* BEGIN DATA BLOCK *

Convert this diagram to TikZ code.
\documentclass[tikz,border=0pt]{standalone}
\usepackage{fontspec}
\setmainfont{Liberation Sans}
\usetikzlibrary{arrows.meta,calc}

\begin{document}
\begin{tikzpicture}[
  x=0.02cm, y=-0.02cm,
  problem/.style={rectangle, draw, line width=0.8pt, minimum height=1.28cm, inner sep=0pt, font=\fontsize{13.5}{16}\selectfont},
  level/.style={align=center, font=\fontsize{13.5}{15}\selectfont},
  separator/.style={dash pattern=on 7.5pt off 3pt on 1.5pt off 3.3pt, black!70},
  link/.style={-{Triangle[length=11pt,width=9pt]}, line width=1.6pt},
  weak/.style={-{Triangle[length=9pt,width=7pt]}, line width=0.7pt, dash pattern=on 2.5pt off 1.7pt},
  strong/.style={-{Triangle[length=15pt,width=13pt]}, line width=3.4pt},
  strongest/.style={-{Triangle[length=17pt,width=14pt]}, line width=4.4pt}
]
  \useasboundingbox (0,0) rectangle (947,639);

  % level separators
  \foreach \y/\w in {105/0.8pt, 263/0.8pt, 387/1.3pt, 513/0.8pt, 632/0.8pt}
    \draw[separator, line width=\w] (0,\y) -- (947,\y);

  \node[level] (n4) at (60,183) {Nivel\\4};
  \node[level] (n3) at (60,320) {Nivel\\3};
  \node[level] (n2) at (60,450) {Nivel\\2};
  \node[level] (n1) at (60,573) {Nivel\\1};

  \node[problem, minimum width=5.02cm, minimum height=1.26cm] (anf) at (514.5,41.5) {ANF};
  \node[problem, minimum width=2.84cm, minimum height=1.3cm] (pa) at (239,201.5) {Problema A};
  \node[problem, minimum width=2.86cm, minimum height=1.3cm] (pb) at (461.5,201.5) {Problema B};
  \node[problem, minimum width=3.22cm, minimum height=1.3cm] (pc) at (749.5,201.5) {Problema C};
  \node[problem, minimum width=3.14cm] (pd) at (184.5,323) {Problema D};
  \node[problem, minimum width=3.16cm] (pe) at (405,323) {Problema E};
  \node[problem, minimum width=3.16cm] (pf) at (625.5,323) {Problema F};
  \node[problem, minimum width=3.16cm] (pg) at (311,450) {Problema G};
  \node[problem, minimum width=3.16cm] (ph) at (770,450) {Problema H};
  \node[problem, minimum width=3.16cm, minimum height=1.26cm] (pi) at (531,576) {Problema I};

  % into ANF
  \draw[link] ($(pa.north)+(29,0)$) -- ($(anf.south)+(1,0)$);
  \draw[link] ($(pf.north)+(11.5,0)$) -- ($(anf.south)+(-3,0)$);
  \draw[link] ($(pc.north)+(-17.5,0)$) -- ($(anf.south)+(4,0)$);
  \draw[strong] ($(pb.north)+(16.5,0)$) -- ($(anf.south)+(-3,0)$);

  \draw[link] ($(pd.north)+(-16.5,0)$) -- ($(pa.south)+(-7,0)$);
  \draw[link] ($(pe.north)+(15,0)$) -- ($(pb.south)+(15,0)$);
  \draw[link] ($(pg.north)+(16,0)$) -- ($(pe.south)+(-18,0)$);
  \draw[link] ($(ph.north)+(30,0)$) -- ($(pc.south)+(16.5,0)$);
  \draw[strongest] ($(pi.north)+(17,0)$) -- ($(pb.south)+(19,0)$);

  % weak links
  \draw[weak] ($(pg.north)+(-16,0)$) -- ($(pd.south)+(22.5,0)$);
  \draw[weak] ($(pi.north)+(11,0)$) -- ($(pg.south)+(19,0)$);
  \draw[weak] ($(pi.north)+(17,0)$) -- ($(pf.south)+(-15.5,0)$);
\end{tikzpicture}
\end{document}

* END DATA BLOCK *

> WHAT TO PRODUCE:
Return the whole listing exactly.

> REPLY:
Convert this diagram to TikZ code.
\documentclass[tikz,border=0pt]{standalone}
\usepackage{fontspec}
\setmainfont{Liberation Sans}
\usetikzlibrary{arrows.meta,calc}

\begin{document}
\begin{tikzpicture}[
  x=0.02cm, y=-0.02cm,
  problem/.style={rectangle, draw, line width=0.8pt, minimum height=1.28cm, inner sep=0pt, font=\fontsize{13.5}{16}\selectfont},
  level/.style={align=center, font=\fontsize{13.5}{15}\selectfont},
  separator/.style={dash pattern=on 7.5pt off 3pt on 1.5pt off 3.3pt, black!70},
  link/.style={-{Triangle[length=11pt,width=9pt]}, line width=1.6pt},
  weak/.style={-{Triangle[length=9pt,width=7pt]}, line width=0.7pt, dash pattern=on 2.5pt off 1.7pt},
  strong/.style={-{Triangle[length=15pt,width=13pt]}, line width=3.4pt},
  strongest/.style={-{Triangle[length=17pt,width=14pt]}, line width=4.4pt}
]
  \useasboundingbox (0,0) rectangle (947,639);

  % level separators
  \foreach \y/\w in {105/0.8pt, 263/0.8pt, 387/1.3pt, 513/0.8pt, 632/0.8pt}
    \draw[separator, line width=\w] (0,\y) -- (947,\y);

  \node[level] (n4) at (60,183) {Nivel\\4};
  \node[level] (n3) at (60,320) {Nivel\\3};
  \node[level] (n2) at (60,450) {Nivel\\2};
  \node[level] (n1) at (60,573) {Nivel\\1};

  \node[problem, minimum width=5.02cm, minimum height=1.26cm] (anf) at (514.5,41.5) {ANF};
  \node[problem, minimum width=2.84cm, minimum height=1.3cm] (pa) at (239,201.5) {Problema A};
  \node[problem, minimum width=2.86cm, minimum height=1.3cm] (pb) at (461.5,201.5) {Problema B};
  \node[problem, minimum width=3.22cm, minimum height=1.3cm] (pc) at (749.5,201.5) {Problema C};
  \node[problem, minimum width=3.14cm] (pd) at (184.5,323) {Problema D};
  \node[problem, minimum width=3.16cm] (pe) at (405,323) {Problema E};
  \node[problem, minimum width=3.16cm] (pf) at (625.5,323) {Problema F};
  \node[problem, minimum width=3.16cm] (pg) at (311,450) {Problema G};
  \node[problem, minimum width=3.16cm] (ph) at (770,450) {Problema H};
  \node[problem, minimum width=3.16cm, minimum height=1.26cm] (pi) at (531,576) {Problema I};

  % into ANF
  \draw[link] ($(pa.north)+(29,0)$) -- ($(anf.south)+(1,0)$);
  \draw[link] ($(pf.north)+(11.5,0)$) -- ($(anf.south)+(-3,0)$);
  \draw[link] ($(pc.north)+(-17.5,0)$) -- ($(anf.south)+(4,0)$);
  \draw[strong] ($(pb.north)+(16.5,0)$) -- ($(anf.south)+(-3,0)$);

  \draw[link] ($(pd.north)+(-16.5,0)$) -- ($(pa.south)+(-7,0)$);
  \draw[link] ($(pe.north)+(15,0)$) -- ($(pb.south)+(15,0)$);
  \draw[link] ($(pg.north)+(16,0)$) -- ($(pe.south)+(-18,0)$);
  \draw[link] ($(ph.north)+(30,0)$) -- ($(pc.south)+(16.5,0)$);
  \draw[strongest] ($(pi.north)+(17,0)$) -- ($(pb.south)+(19,0)$);

  % weak links
  \draw[weak] ($(pg.north)+(-16,0)$) -- ($(pd.south)+(22.5,0)$);
  \draw[weak] ($(pi.north)+(11,0)$) -- ($(pg.south)+(19,0)$);
  \draw[weak] ($(pi.north)+(17,0)$) -- ($(pf.south)+(-15.5,0)$);
\end{tikzpicture}
\end{document}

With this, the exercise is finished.